Deliver relevant content. This means the emails in the sequence should be based on what the contact has shown interest in - not what the team had available when the nurture was built. If someone downloaded a guide about platform migration, they should receive content about migration, not a generic company newsletter. Relevance isn't a nice-to-have in nurture. It's the entire point.


Adapt to behaviour. A nurture that sends the same sequence regardless of what the contact does is a drip campaign pretending to be a nurture. Real nurture responds to engagement. If a contact clicks on a specific topic, the next email should go deeper on that topic. If they visit the pricing page, the nurture should accelerate - or hand them to sales. If they stop engaging entirely, the cadence should slow or pause rather than continuing to send into the void.


Know when to stop. This is the part most programmes get wrong. There's no exit criteria. Contacts enter the nurture and stay in it indefinitely, receiving emails until they either convert, unsubscribe, or simply stop opening anything. A nurture without a clear exit - based on engagement threshold, time elapsed, or lifecycle stage change - is a programme that will degrade over time by design.


The quarterly nurture review


If you do nothing else, do this: every quarter, pull the performance data on every active nurture programme and ask five questions.


  1. What's the open rate trend over the last three months? If it's declining, the content is losing relevance or the audience is tuning out. Both require action.

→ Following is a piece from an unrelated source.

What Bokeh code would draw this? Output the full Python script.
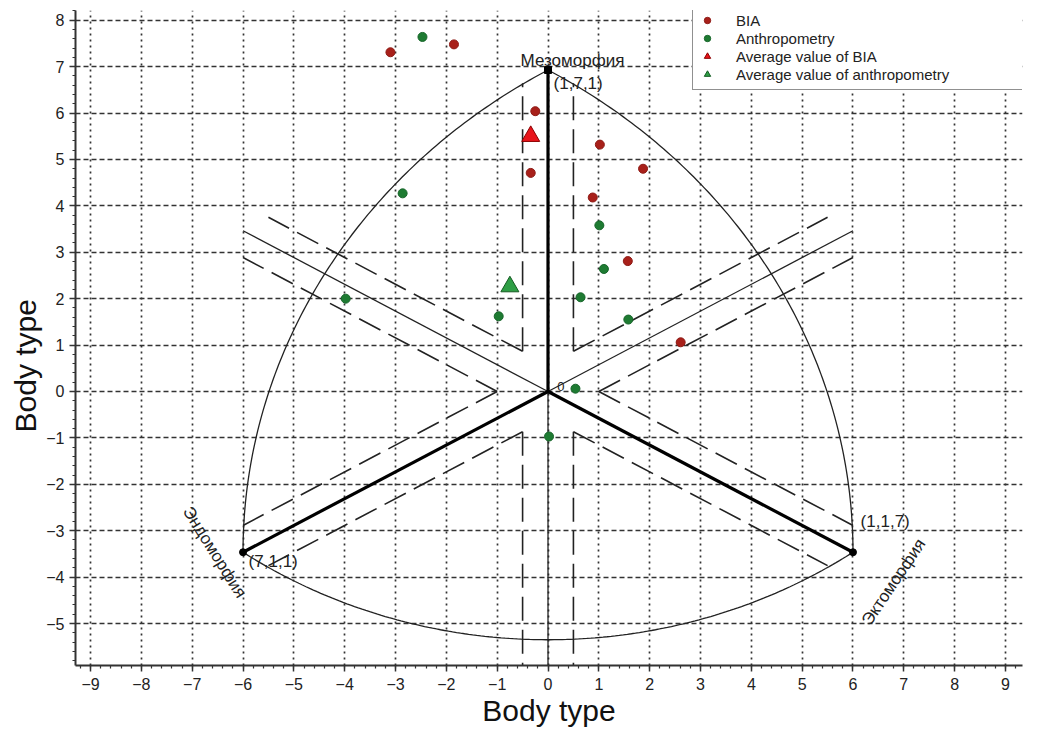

  1. What percentage of enrolled contacts have engaged with at least one email in the last 60 days? If more than half haven't, the nurture isn't nurturing - it's broadcasting to people who aren't listening.


  1. Is the content in the sequence still current? If any email references a product feature, event, or offer that no longer exists, it needs to be updated or removed. Sending outdated content is worse than sending nothing.


  1. Are the enrollment criteria still right? The rules that made sense when the nurture was built may not make sense now. If your segments have changed, your products have evolved, or your buyer personas have shifted, the nurture is enrolling the wrong people.


  1. Is there a clear exit? If contacts can only leave the nurture by converting or unsubscribing, add a time-based or engagement-based exit. Nobody should be in a nurture for 12 months receiving emails they never open.


Build fewer nurtures. Build them properly.


The instinct is always to build more. Another nurture for another segment, another sequence for another stage. That instinct produces a tangle of overlapping programmes that nobody maintains and nobody can explain.


The better approach is fewer nurtures, built with care, reviewed regularly, and retired when they stop performing. Three well-maintained nurture programmes that adapt to behaviour and deliver relevant content will outperform fifteen abandoned ones every time.


The emails your contacts receive are your brand's most frequent touchpoint. Every nurture email that gets ignored is a small withdrawal from the trust you've built. Enough small withdrawals and there's nothing left in the account when you actually need it.


Build better nurtures or stop sending them. Your contacts - and your deliverability - will thank you for either one.